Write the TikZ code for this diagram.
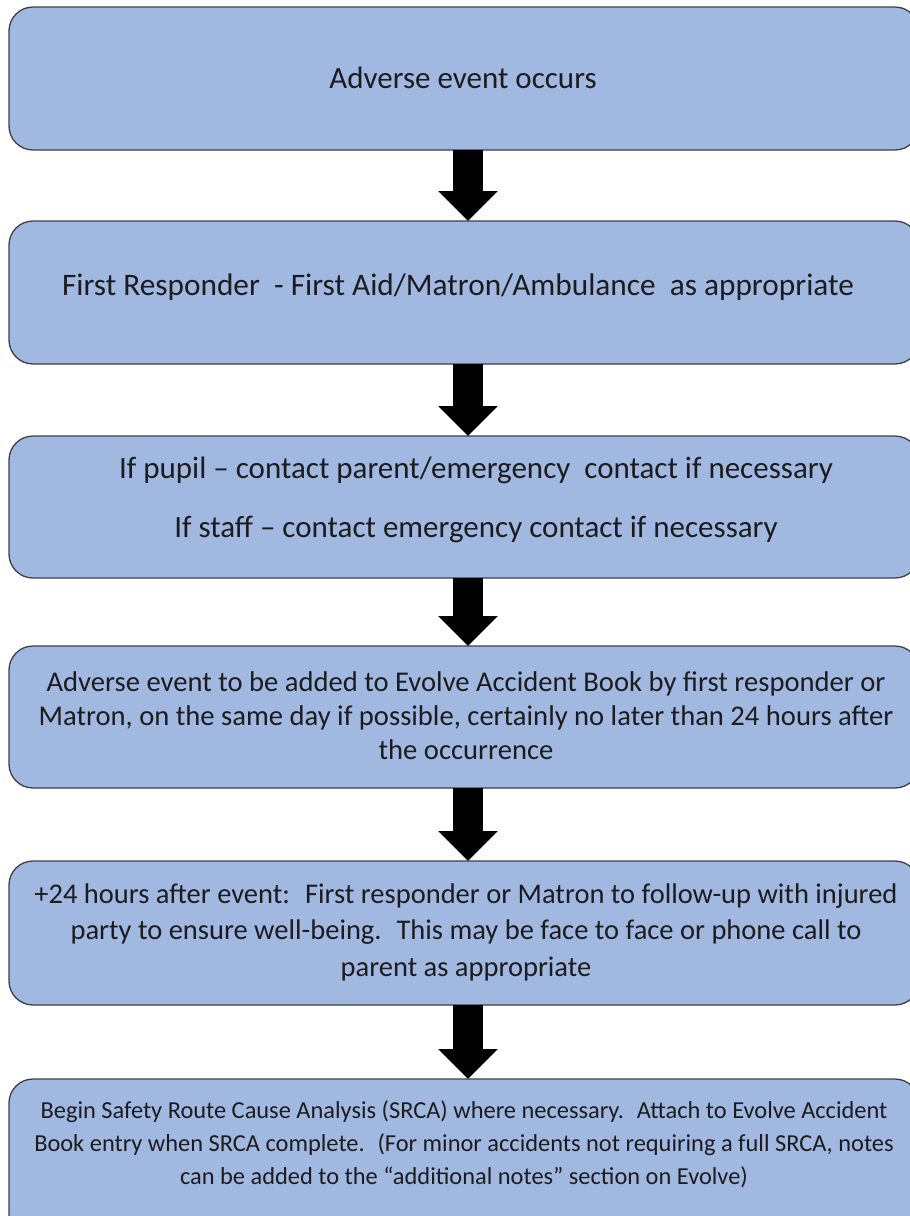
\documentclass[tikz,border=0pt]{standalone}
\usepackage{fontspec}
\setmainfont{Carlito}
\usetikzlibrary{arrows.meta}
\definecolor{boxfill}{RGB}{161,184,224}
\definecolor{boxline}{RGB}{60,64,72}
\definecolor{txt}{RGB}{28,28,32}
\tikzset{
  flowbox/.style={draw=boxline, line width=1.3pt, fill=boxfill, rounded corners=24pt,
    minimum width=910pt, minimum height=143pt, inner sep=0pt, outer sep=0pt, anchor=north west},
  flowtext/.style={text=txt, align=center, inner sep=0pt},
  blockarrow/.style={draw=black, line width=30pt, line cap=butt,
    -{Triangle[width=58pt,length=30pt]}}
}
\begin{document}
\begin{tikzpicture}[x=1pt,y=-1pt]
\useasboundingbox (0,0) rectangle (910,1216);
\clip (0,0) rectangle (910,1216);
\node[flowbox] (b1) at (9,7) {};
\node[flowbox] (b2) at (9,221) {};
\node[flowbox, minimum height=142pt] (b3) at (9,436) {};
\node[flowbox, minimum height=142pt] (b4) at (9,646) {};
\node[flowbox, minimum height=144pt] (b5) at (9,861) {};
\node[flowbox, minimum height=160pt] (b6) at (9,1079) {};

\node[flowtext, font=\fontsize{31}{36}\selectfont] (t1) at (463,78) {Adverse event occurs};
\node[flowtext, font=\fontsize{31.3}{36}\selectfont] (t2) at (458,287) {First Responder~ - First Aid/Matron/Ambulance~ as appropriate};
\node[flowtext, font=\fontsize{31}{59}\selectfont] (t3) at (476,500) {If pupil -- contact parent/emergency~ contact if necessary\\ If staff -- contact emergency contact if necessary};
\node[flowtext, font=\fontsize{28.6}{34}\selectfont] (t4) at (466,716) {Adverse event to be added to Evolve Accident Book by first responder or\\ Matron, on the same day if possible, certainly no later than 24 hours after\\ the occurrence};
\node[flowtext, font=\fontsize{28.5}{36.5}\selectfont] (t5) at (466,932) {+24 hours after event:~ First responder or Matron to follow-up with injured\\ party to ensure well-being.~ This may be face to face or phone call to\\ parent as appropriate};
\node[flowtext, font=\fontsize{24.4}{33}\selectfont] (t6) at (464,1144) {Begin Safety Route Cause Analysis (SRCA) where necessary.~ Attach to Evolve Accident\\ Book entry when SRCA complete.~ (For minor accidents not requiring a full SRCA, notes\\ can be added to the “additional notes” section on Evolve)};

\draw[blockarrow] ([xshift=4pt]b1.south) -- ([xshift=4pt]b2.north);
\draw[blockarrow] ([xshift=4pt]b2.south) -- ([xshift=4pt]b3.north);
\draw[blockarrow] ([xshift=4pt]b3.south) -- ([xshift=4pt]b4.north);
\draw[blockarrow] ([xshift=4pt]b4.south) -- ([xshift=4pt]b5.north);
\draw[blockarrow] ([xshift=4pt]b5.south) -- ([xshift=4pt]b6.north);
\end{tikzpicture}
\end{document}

* * * * *

Leave out the pictures and copy the rest of the material above exactly.

Finished task —
Write the TikZ code for this diagram.
\documentclass[tikz,border=0pt]{standalone}
\usepackage{fontspec}
\setmainfont{Carlito}
\usetikzlibrary{arrows.meta}
\definecolor{boxfill}{RGB}{161,184,224}
\definecolor{boxline}{RGB}{60,64,72}
\definecolor{txt}{RGB}{28,28,32}
\tikzset{
  flowbox/.style={draw=boxline, line width=1.3pt, fill=boxfill, rounded corners=24pt,
    minimum width=910pt, minimum height=143pt, inner sep=0pt, outer sep=0pt, anchor=north west},
  flowtext/.style={text=txt, align=center, inner sep=0pt},
  blockarrow/.style={draw=black, line width=30pt, line cap=butt,
    -{Triangle[width=58pt,length=30pt]}}
}
\begin{document}
\begin{tikzpicture}[x=1pt,y=-1pt]
\useasboundingbox (0,0) rectangle (910,1216);
\clip (0,0) rectangle (910,1216);
\node[flowbox] (b1) at (9,7) {};
\node[flowbox] (b2) at (9,221) {};
\node[flowbox, minimum height=142pt] (b3) at (9,436) {};
\node[flowbox, minimum height=142pt] (b4) at (9,646) {};
\node[flowbox, minimum height=144pt] (b5) at (9,861) {};
\node[flowbox, minimum height=160pt] (b6) at (9,1079) {};

\node[flowtext, font=\fontsize{31}{36}\selectfont] (t1) at (463,78) {Adverse event occurs};
\node[flowtext, font=\fontsize{31.3}{36}\selectfont] (t2) at (458,287) {First Responder~ - First Aid/Matron/Ambulance~ as appropriate};
\node[flowtext, font=\fontsize{31}{59}\selectfont] (t3) at (476,500) {If pupil -- contact parent/emergency~ contact if necessary\\ If staff -- contact emergency contact if necessary};
\node[flowtext, font=\fontsize{28.6}{34}\selectfont] (t4) at (466,716) {Adverse event to be added to Evolve Accident Book by first responder or\\ Matron, on the same day if possible, certainly no later than 24 hours after\\ the occurrence};
\node[flowtext, font=\fontsize{28.5}{36.5}\selectfont] (t5) at (466,932) {+24 hours after event:~ First responder or Matron to follow-up with injured\\ party to ensure well-being.~ This may be face to face or phone call to\\ parent as appropriate};
\node[flowtext, font=\fontsize{24.4}{33}\selectfont] (t6) at (464,1144) {Begin Safety Route Cause Analysis (SRCA) where necessary.~ Attach to Evolve Accident\\ Book entry when SRCA complete.~ (For minor accidents not requiring a full SRCA, notes\\ can be added to the “additional notes” section on Evolve)};

\draw[blockarrow] ([xshift=4pt]b1.south) -- ([xshift=4pt]b2.north);
\draw[blockarrow] ([xshift=4pt]b2.south) -- ([xshift=4pt]b3.north);
\draw[blockarrow] ([xshift=4pt]b3.south) -- ([xshift=4pt]b4.north);
\draw[blockarrow] ([xshift=4pt]b4.south) -- ([xshift=4pt]b5.north);
\draw[blockarrow] ([xshift=4pt]b5.south) -- ([xshift=4pt]b6.north);
\end{tikzpicture}
\end{document}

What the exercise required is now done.